Infographic: Food, Social and Ceremonial (FSC) Fishery in Nova Scotia, New Brunswick and Prince Edward Island
As the right to fish for FSC purposes is communal, the FSC fishing licence is issued to the Indigenous Nation. The Indigenous Nation may then designate some of its members to fish under the communal licence.
FSC communal licences are issued according to the Aboriginal Communal Fishing Licences Regulations. Under this type of licence, designated Indigenous harvesters can catch what is needed for themselves and/or their community for FSC purposes. The department evaluates and consults with the Indigenous Nation on any potential changes to these licences.
Respect both on and off the water is a shared responsibility , and understanding Indigenous fishing rights is an important component of this respect. Fisheries and Oceans Canada (DFO) is committed to promoting understanding and awareness about Indigenous fishing rights, to help ensure sustainable and productive fisheries across the country.
After the 1990 Sparrow Supreme Court of Canada decision, DFO developed an approach to managing FSC fisheries. In that decision, the Court affirmed that the Musqueam First Nation has an Aboriginal right to fish for FSC purposes and that after conservation, this right takes priority. The Court also indicated the importance of consulting with Indigenous Peoples when their fishing rights might be affected.
In 1992, DFO introduced the Aboriginal Fisheries Strategy (AFS), to provide a framework to manage fisheries in a manner consistent with the Sparrow decision. Through the strategy, DFO and Indigenous Nations work towards mutually acceptable annual or multi-year and time-limited fisheries agreements. These agreements contain provisions, such as how much can be fished for FSC purposes, species, gear, area and other factors to co-operatively manage the fishery. AFS contribution funding also supports Indigenous Nations as they build and maintain the technical capacity to manage and exercise their own FSC fisheries, including work by Aboriginal Fishery Guardians, such as monitoring and enforcement, science and technical fieldwork, and community engagement and education.

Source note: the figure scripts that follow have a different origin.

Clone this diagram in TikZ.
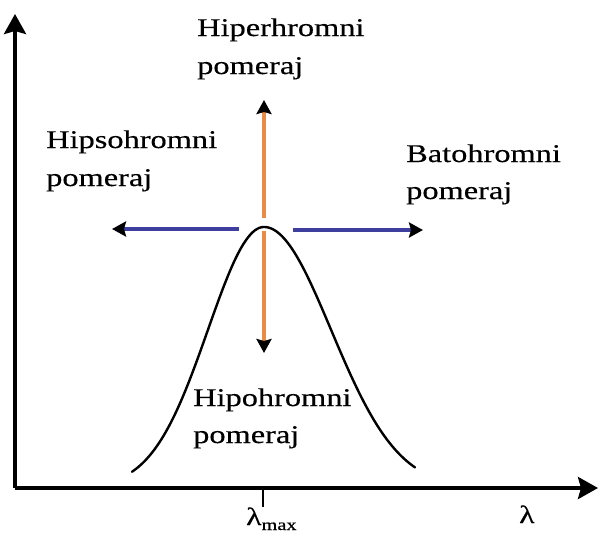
\documentclass[tikz,border=0pt]{standalone}
\usepackage{fontspec}
\setmainfont{Liberation Serif}[FakeStretch=1.27,FakeBold=0.4]
\usetikzlibrary{arrows.meta}
\definecolor{shiftorange}{RGB}{232,140,72}
\definecolor{shiftblue}{RGB}{62,62,158}
\tikzset{
  axisline/.style={line width=3.6pt,-{Stealth[length=20pt,width=22pt,inset=3pt]}},
  shiftarrow/.style={line width=3.6pt,-{Stealth[length=14pt,width=15pt,inset=2pt,color=black]}},
  lbl/.style={anchor=base west,inner sep=0pt,font=\fontsize{25.5}{30}\selectfont},
}
\begin{document}
\begin{tikzpicture}[x=1pt,y=-1pt]
\useasboundingbox (0,0) rectangle (600,539);
% axes
\coordinate (O) at (15,488);
\coordinate (ytip) at (15,14);
\coordinate (xtip) at (598,488);
\draw[axisline] (O) -- (ytip);
\draw[axisline] (O) -- (xtip);
% tick
\coordinate (tickTop) at (263,488);
\coordinate (tickBot) at (263,507);
\draw[line width=1.2pt] (tickTop) -- (tickBot);
% curve
\draw[line width=2.4pt,line cap=round,smooth,samples=60]
  plot[domain=-132:0] ({264+\x},{488-261*exp(-0.5*(\x/56)^2)})
  -- plot[domain=0:151] ({264+\x},{488-261*exp(-0.5*(\x/67)^2)});
% shift arrows
\coordinate (upA) at (264,218);
\coordinate (upB) at (264,100);
\coordinate (dnA) at (264,231);
\coordinate (dnB) at (264,353);
\coordinate (lfA) at (239,229);
\coordinate (lfB) at (112,229);
\coordinate (rtA) at (293,230);
\coordinate (rtB) at (423,230);
\draw[shiftarrow,shiftorange] (upA) -- (upB);
\draw[shiftarrow,shiftorange] (dnA) -- (dnB);
\draw[shiftarrow,shiftblue] (lfA) -- (lfB);
\draw[shiftarrow,shiftblue] (rtA) -- (rtB);
% labels
\node[lbl] (hiper1) at (197,36) {Hiperhromni};
\node[lbl] (hiper2) at (197,74) {pomeraj};
\node[lbl] (hips1) at (46,148) {Hipsohromni};
\node[lbl] (hips2) at (46,186) {pomeraj};
\node[lbl] (bato1) at (406,162) {Batohromni};
\node[lbl] (bato2) at (406,199) {pomeraj};
\node[lbl] (hipo1) at (193,406) {Hipohromni};
\node[lbl] (hipo2) at (193,443) {pomeraj};
\node[anchor=base west,inner sep=0pt,font=\fontsize{25}{28}\selectfont] (lmax) at (246,525)
  {λ\raisebox{-5pt}{\fontsize{16}{18}\selectfont max}};
\node[anchor=base west,inner sep=0pt,font=\fontsize{25}{28}\selectfont] (lam) at (519,523) {λ};
\end{tikzpicture}
\end{document}
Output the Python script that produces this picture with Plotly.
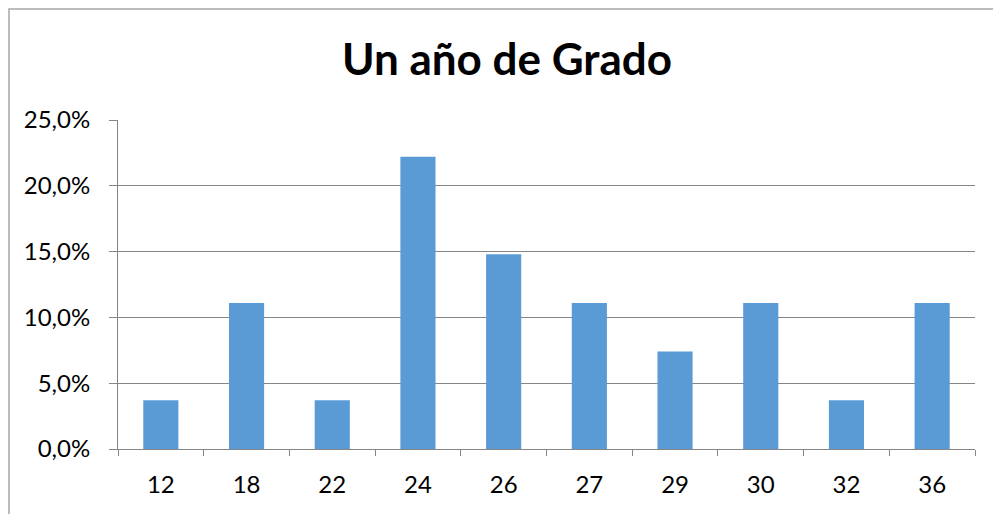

The treaty right to fish in pursuit of a moderate livelihood only applies to the Mi’kmaq and Wolastoqey (Maliseet) First Nations and the Peskotomuhkati Nation at Skutik on the East Coast, as they are recognized as the modern day beneficiaries of the Peace and Friendship Treaties of 1760-1761.
Management of FSC fishing
- DFO issues FSC licences to Indigenous communities across Canada for a variety of species.
- FSC licences are typically developed following consultations with Indigenous groups and conditions of the licences are based on specific considerations present within each Indigenous community, including, for example, terms and conditions such as species, amount to be fished, area, gear, and times.
- The right to fish for FSC purposes applies across Canada.
- FSC fishing may differ from region to region, depending on the species, management area, and other considerations (e.g. ice). Catch monitoring and reporting requirements may also differ.
- FSC licence conditions reflect regulations as well as management measures and catch monitoring and reporting requirements that promote safe, orderly and sustainable fishing.
- Indigenous communities must fish their FSC allocation in areas specified in their FSC licence.